One of those childhood memories that gets etched in glass, permanent lasered onto the inside of your skull, sometimes for good reason, sometimes just a moment that stands out among other moments, a redheaded memory in the long fog.
It was early winter and I was in fifth grade. I caught the school bus before 7 am, as everyone in our neighborhood did. Everything was wet and sunny and pale, slick and blindingly bright. Outside the bus smelled like pine trees, mucky leaves, and ozone. Inside smelled like cheap lip gloss, hairspray, permanent markers, and sour socks. I unshouldered my backpack and slid into the second cracked vinyl seat next to my only friend, a blonde girl with big glasses named Leigh. The door made that signature hydraulic-piston-creaking-hinge noise combination as the driver shoved the lever closed and the engine started complaining about the hills again.
I was quiet for a minute. Stared out through the hoarfrost of hearts and initials and misspelled swear words scratched into the bus window behind Leigh’s frizzy head. I was quiet because I didn’t know what to say. I felt like everyone must know. That’s why the boys in the back row were so rowdy, the older girls in the middle were whispering, that’s why the driver seemed so tired and sad. They must all be feeling what I was feeling. Angry and afraid and sad and confused. They must all not know what to say, either.
But I had to say something to someone or one of my organs was gonna just pop. One of little ones you could stand to lose, hopefully. Maybe not pop. Maybe ooze. Like one of those old crappy snake-bomb firecrackers that sludged out coil after coil of horrible black rope but never made any noise.
“Leigh,” I whispered. “We just invaded Panama.”
She turned to look at me with those huge pink-translucent rimmed glasses taking over her whole face.

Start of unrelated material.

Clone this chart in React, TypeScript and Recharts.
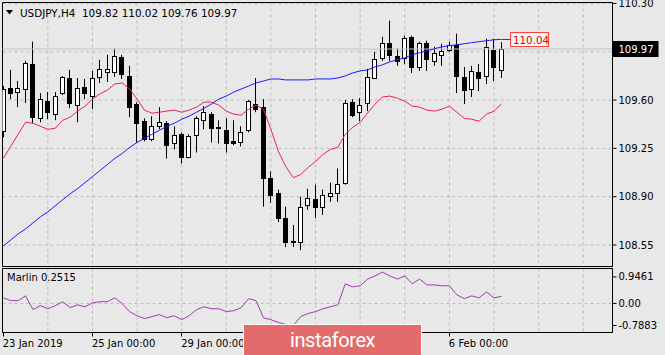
import {
  ComposedChart,
  Bar,
  Line,
  XAxis,
  YAxis,
  CartesianGrid,
  ReferenceArea,
  ReferenceDot,
  ReferenceLine,
} from "recharts";

// USDJPY H4 candles, 23 Jan 2019 00:00 .. 7 Feb 2019 04:00 (6 bars a day)
const opens = [
  109.374, 109.687, 109.658, 109.68, 109.862, 109.468, 109.592, 109.498, 109.651, 109.76,
  109.563, 109.695, 109.629, 109.768, 109.804, 109.804, 109.913, 109.775, 109.571, 109.447,
  109.315, 109.41, 109.432, 109.286, 109.352, 109.191, 109.344, 109.454, 109.498, 109.403,
  109.381, 109.301, 109.293, 109.381, 109.571, 109.549, 109.038, 108.929, 108.746, 108.579,
  108.571, 108.841, 108.885, 108.827, 108.907, 108.929, 109.002, 109.585, 109.512, 109.578,
  109.76, 109.906, 110.016, 109.921, 109.906, 110.059, 109.84, 110.016, 109.884, 109.928,
  109.964, 110.001, 109.768, 109.68, 109.804, 109.775, 109.964, 109.82,
];
const highs = [
  109.702, 109.819, 109.738, 109.884, 110.023, 109.651, 109.658, 109.658, 109.775, 109.819,
  109.76, 109.753, 109.811, 109.892, 109.928, 109.972, 109.928, 109.848, 109.585, 109.468,
  109.483, 109.549, 109.447, 109.41, 109.366, 109.352, 109.483, 109.556, 109.512, 109.454,
  109.468, 109.454, 109.41, 109.6, 109.76, 109.607, 109.082, 108.951, 108.827, 108.695,
  108.9, 108.958, 108.987, 108.951, 109.002, 109.104, 109.6, 109.607, 109.614, 109.826,
  109.95, 110.059, 110.176, 109.972, 110.067, 110.067, 110.023, 110.03, 109.986, 110.008,
  110.023, 110.081, 109.84, 109.848, 109.862, 110.045, 110.045, 110.02,
];
const lows = [
  109.33, 109.607, 109.549, 109.578, 109.432, 109.439, 109.461, 109.454, 109.636, 109.541,
  109.439, 109.607, 109.534, 109.724, 109.731, 109.768, 109.753, 109.476, 109.293, 109.301,
  109.301, 109.388, 109.177, 109.242, 109.14, 109.177, 109.22, 109.388, 109.293, 109.286,
  109.22, 109.272, 109.264, 109.366, 109.512, 108.827, 108.856, 108.717, 108.535, 108.535,
  108.513, 108.805, 108.746, 108.768, 108.863, 108.863, 108.987, 109.476, 109.447, 109.52,
  109.753, 109.884, 109.884, 109.848, 109.862, 109.797, 109.811, 109.811, 109.848, 109.848,
  109.95, 109.651, 109.571, 109.622, 109.665, 109.716, 109.738, 109.76,
];
const closes = [
  109.68, 109.651, 109.687, 109.87, 109.476, 109.607, 109.512, 109.629, 109.768, 109.578,
  109.687, 109.651, 109.76, 109.826, 109.826, 109.921, 109.789, 109.549, 109.432, 109.315,
  109.41, 109.439, 109.272, 109.344, 109.191, 109.337, 109.468, 109.512, 109.396, 109.396,
  109.286, 109.286, 109.366, 109.592, 109.534, 109.038, 108.914, 108.746, 108.571, 108.575,
  108.827, 108.892, 108.827, 108.914, 108.929, 108.994, 109.578, 109.49, 109.563, 109.768,
  109.899, 110.016, 109.928, 109.884, 110.052, 109.84, 110.016, 109.899, 109.943, 109.957,
  110.001, 109.775, 109.673, 109.811, 109.76, 109.986, 109.84, 109.97,
];

// moving averages (red = fast, blue = slow)
const maFast = [
  109.177, 109.264, 109.352, 109.439, 109.432, 109.41, 109.388, 109.396, 109.454, 109.476,
  109.52, 109.556, 109.607, 109.644, 109.673, 109.716, 109.724, 109.68, 109.607, 109.527,
  109.505, 109.512, 109.52, 109.527, 109.512, 109.527, 109.549, 109.585, 109.585, 109.563,
  109.52, 109.498, 109.49, 109.534, 109.563, 109.534, 109.388, 109.228, 109.118, 109.038,
  109.06, 109.111, 109.155, 109.206, 109.242, 109.257, 109.352, 109.403, 109.439, 109.505,
  109.571, 109.622, 109.629, 109.614, 109.592, 109.556, 109.549, 109.527, 109.52, 109.534,
  109.556, 109.512, 109.468, 109.461, 109.447, 109.498, 109.52, 109.571,
];
const maSlow = [
  108.542, 108.586, 108.63, 108.666, 108.71, 108.754, 108.79, 108.834, 108.878, 108.921,
  108.958, 109.002, 109.045, 109.089, 109.133, 109.177, 109.213, 109.257, 109.293, 109.323,
  109.352, 109.381, 109.41, 109.432, 109.461, 109.483, 109.512, 109.541, 109.571, 109.607,
  109.629, 109.658, 109.68, 109.702, 109.724, 109.738, 109.753, 109.753, 109.746, 109.746,
  109.746, 109.746, 109.753, 109.753, 109.753, 109.76, 109.775, 109.797, 109.811, 109.819,
  109.84, 109.855, 109.877, 109.892, 109.906, 109.928, 109.943, 109.957, 109.972, 109.986,
  109.994, 110.001, 110.008, 110.016, 110.023, 110.03, 110.037, 110.04,
];

const marlin = [
  0.2, 0.1, 0.1, 0.27, -0.22, -0.08, -0.19, -0.08, 0.06, -0.15,
  -0.05, -0.12, 0.02, 0.06, 0.06, 0.2, -0.01, -0.29, -0.44, -0.54,
  -0.47, -0.4, -0.51, -0.44, -0.58, -0.44, -0.22, -0.12, -0.19, -0.19,
  -0.29, -0.26, -0.15, 0.17, 0.1, -0.51, -0.58, -0.68, -0.75, -0.79,
  -0.47, -0.36, -0.29, -0.19, -0.12, -0.05, 0.7, 0.59, 0.63, 0.87,
  0.98, 1.12, 0.98, 0.87, 0.98, 0.7, 0.87, 0.66, 0.66, 0.63,
  0.63, 0.31, 0.17, 0.27, 0.2, 0.41, 0.2, 0.2515,
];

const priceTicks = [108.55, 108.9, 109.25, 109.6, 109.95, 110.3];
const marlinTicks = [0.9461, 0, -0.7883];
const marlinTickLabels = ["0.9461", "0.00", "-0.7883"];
const dayStarts = [6, 12, 18, 24, 30, 36, 42, 48, 54, 60, 66, 72, 78];
// labels at 31 Jan and 4 Feb sit under the watermark in the source, so only the visible ones
const dateTickIdx = [0, 12, 24, 60];
const dateTickLabels = ["23 Jan 2019", "25 Jan 00:00", "29 Jan 00:00", "6 Feb 00:00"];
const bidPrice = 109.97;

const X_DOMAIN: [number, number] = [-0.1, 81.94];
const P_DOMAIN: [number, number] = [108.394, 110.307];
const M_DOMAIN: [number, number] = [-1.037, 1.246];

const FONT = '"DejaVu Sans", Verdana, sans-serif';
const BG = "#e8e8e8";
const GRID = "#bcbcbc";

const data = opens.map((o, i) => ({
  i,
  open: o,
  high: highs[i],
  low: lows[i],
  close: closes[i],
  range: [lows[i], highs[i]],
  maFast: maFast[i],
  maSlow: maSlow[i],
  marlin: marlin[i],
}));

const Candle = (props: any) => {
  const { x, y, width, height, payload } = props;
  if (x == null || !payload) return null;
  const top = Math.min(y, y + height);
  const h = Math.abs(height);
  const { open, close, high, low } = payload;
  const yOf = (v: number) => top + ((high - v) / (high - low)) * h;
  const cx = Math.round(x + width / 2 - 0.5) + 0.5;
  const bTop = Math.round(yOf(Math.max(open, close))) + 0.5;
  const bBot = Math.round(yOf(Math.min(open, close))) + 0.5;
  const up = close >= open;
  return (
    <g>
      <line x1={cx} x2={cx} y1={top} y2={top + h} stroke="#000" />
      {bBot - bTop < 1 ? (
        <line x1={cx - 2.5} x2={cx + 2.5} y1={bTop} y2={bTop} stroke="#000" />
      ) : (
        <rect x={cx - 2} y={bTop} width={4} height={bBot - bTop} fill={up ? "#fff" : "#000"} stroke="#000" />
      )}
    </g>
  );
};

const MaTag = (props: any) => {
  const { cx, cy } = props;
  const x0 = Math.round(cx) + 0.5;
  const y0 = Math.round(cy) + 0.5;
  return (
    <g>
      <line x1={x0} x2={x0 + 9} y1={y0} y2={y0} stroke="#e00000" />
      <rect x={x0 + 9} y={y0 - 7} width={38} height={14} fill="#f6f6f6" stroke="#ff4040" />
      <text x={x0 + 11.5} y={y0 + 4} fill="#e00000" fontSize={10.3} fontFamily={FONT}>
        {maSlow[maSlow.length - 1].toFixed(2)}
      </text>
    </g>
  );
};

const BidTag = (props: any) => {
  const { cx, cy } = props;
  const y0 = Math.round(cy);
  return (
    <g>
      <rect x={cx} y={y0 - 8} width={46} height={16} fill="#000" />
      <text x={cx + 6} y={y0 + 4} fill="#fff" fontSize={10} fontFamily={FONT}>
        {bidPrice.toFixed(2)}
      </text>
    </g>
  );
};

// price scale label; the one under the bid box is covered in the source
const PriceTick = (props: any) => {
  const { x, y, payload } = props;
  if (Math.abs(payload.value - bidPrice) < 0.05) return null;
  return (
    <text x={x} y={y} dy="0.355em" textAnchor="start" fill="#000" fontSize={10} fontFamily={FONT}>
      {payload.value.toFixed(2)}
    </text>
  );
};

const DateTick = (props: any) => {
  const { x, y, payload } = props;
  const k = dateTickIdx.indexOf(payload.value);
  if (k < 0) return null;
  const px = Math.round(x - 0.5) + 0.5;
  return (
    <g>
      <line x1={px} x2={px} y1={y} y2={y + 4} stroke="#000" />
      <text x={x - 0.5} y={y + 14} textAnchor="start" fill="#000" fontSize={10} fontFamily={FONT}>
        {dateTickLabels[k]}
      </text>
    </g>
  );
};

export default function App() {
  return (
    <div style={{ position: "absolute", left: 0, top: 0, width: 665, height: 355, background: BG, overflow: "hidden", fontFamily: FONT }}>
      <div style={{ position: "absolute", left: 0, top: 0 }}>
        <ComposedChart width={665} height={268} data={data} margin={{ top: 2.5, right: 2.5, bottom: 1.5, left: 2.5 }}>
          <CartesianGrid stroke={GRID} strokeDasharray="3 3" horizontalValues={priceTicks} verticalValues={dayStarts} />
          <XAxis dataKey="i" type="number" domain={X_DOMAIN} allowDataOverflow hide />
          <YAxis
            orientation="right"
            width={50}
            domain={P_DOMAIN}
            allowDataOverflow
            ticks={priceTicks}
            interval={0}
            tick={<PriceTick />}
            tickSize={4}
            tickMargin={2}
            axisLine={{ stroke: "#000" }}
            tickLine={{ stroke: "#000" }}
          />
          <ReferenceLine y={bidPrice} stroke="#c4c4c4" />
          <Bar dataKey="range" shape={<Candle />} barSize={5} isAnimationActive={false} />
          <Line type="linear" dataKey="maFast" stroke="#e8264f" strokeWidth={1} dot={false} isAnimationActive={false} />
          <Line type="linear" dataKey="maSlow" stroke="#1a1aff" strokeWidth={1} dot={false} isAnimationActive={false} />
          <ReferenceArea x1={X_DOMAIN[0]} x2={X_DOMAIN[1]} y1={P_DOMAIN[0]} y2={P_DOMAIN[1]} fill="none" stroke="#000" ifOverflow="visible" />
          <ReferenceDot x={67} y={maSlow[maSlow.length - 1]} shape={MaTag} ifOverflow="visible" />
          <ReferenceDot x={X_DOMAIN[1]} y={bidPrice} shape={BidTag} ifOverflow="visible" />
        </ComposedChart>
      </div>

      <div style={{ position: "absolute", left: 0, top: 266 }}>
        <ComposedChart width={665} height={89} data={data} margin={{ top: 2.5, right: 2.5, bottom: 0, left: 2.5 }}>
          <CartesianGrid stroke={GRID} strokeDasharray="3 3" horizontalValues={[0]} verticalValues={dayStarts} />
          <XAxis
            dataKey="i"
            type="number"
            domain={X_DOMAIN}
            allowDataOverflow
            ticks={dateTickIdx}
            interval={0}
            height={22.5}
            tickSize={0}
            tickMargin={0}
            tickLine={false}
            axisLine={false}
            tick={<DateTick />}
          />
          <YAxis
            orientation="right"
            width={50}
            domain={M_DOMAIN}
            allowDataOverflow
            ticks={marlinTicks}
            interval={0}
            tickFormatter={(v: number) => marlinTickLabels[marlinTicks.indexOf(v)] ?? String(v)}
            tick={{ fill: "#000", fontSize: 10, fontFamily: FONT }}
            tickSize={4}
            tickMargin={2}
            axisLine={{ stroke: "#000" }}
            tickLine={{ stroke: "#000" }}
          />
          <Line type="linear" dataKey="marlin" stroke="#a23aae" strokeWidth={1} dot={false} isAnimationActive={false} />
          <ReferenceArea x1={X_DOMAIN[0]} x2={X_DOMAIN[1]} y1={M_DOMAIN[0]} y2={M_DOMAIN[1]} fill="none" stroke="#000" ifOverflow="visible" />
        </ComposedChart>
      </div>

      {/* header */}
      <svg style={{ position: "absolute", left: 6, top: 10 }} width={8} height={6}>
        <polygon points="0,0 7,0 3.5,4.5" fill="#000" />
      </svg>
      <div style={{ position: "absolute", left: 20, top: 7, fontSize: 10.4, lineHeight: "12px", color: "#000", whiteSpace: "nowrap" }}>
        USDJPY,H4&nbsp; {opens[opens.length - 1].toFixed(2)} {highs[highs.length - 1].toFixed(2)} {lows[lows.length - 1].toFixed(2)} {closes[closes.length - 1].toFixed(2)}
      </div>
      <div style={{ position: "absolute", left: 7, top: 272, fontSize: 10, lineHeight: "12px", color: "#000", whiteSpace: "nowrap" }}>
        Marlin {marlin[marlin.length - 1].toFixed(4)}
      </div>

      {/* watermark */}
      <div
        style={{
          position: "absolute",
          left: 243,
          top: 324,
          width: 179,
          height: 33,
          boxSizing: "border-box",
          border: "1px solid #fff",
          background: "#e26b6b",
          color: "#fff",
          fontFamily: "Roboto, sans-serif",
          fontSize: 20,
          lineHeight: "31px",
          letterSpacing: -0.4,
          paddingLeft: 46,
        }}
      >
        instaforex
      </div>
    </div>
  );
}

I even remember the sunlight glinting on the little gold cross she wore. Leigh’s parents were super religious and ran a Bible camp out of their backyard every summer. I was dying to go, not because I was so hot for God, really, but mainly because I wanted to spend the summer at Leigh’s house.
“What’s a panama?” Leigh said.
And that’s it, that’s the moment that crystallized so perfectly that I remember it in total detail thirty-five years later. What I remember isn’t that the US invaded Panama in December of 1989, though I do remember that.
What I remember is that none of the other kids knew or cared what the hell I was talking about.
I thought the world was coming apart that morning when I saw it on the news. I’d been raised a good patriotic little Leslie Knope red, white, and blue bunny, gone with my parents to vote every year. Believed all the things about what America stood for and what kind of person I should try to be because of it. I loved saying the Pledge of Allegiance. I named my puppy after Abigail Adams.
Be gentle. I was ten. We all think a lot of strange things when we’re ten. I still believed in Santa Claus, too. The Tooth Fairy and the Easter Bunny and fairies in the English countryside and yes, justice and progress and the promise of America.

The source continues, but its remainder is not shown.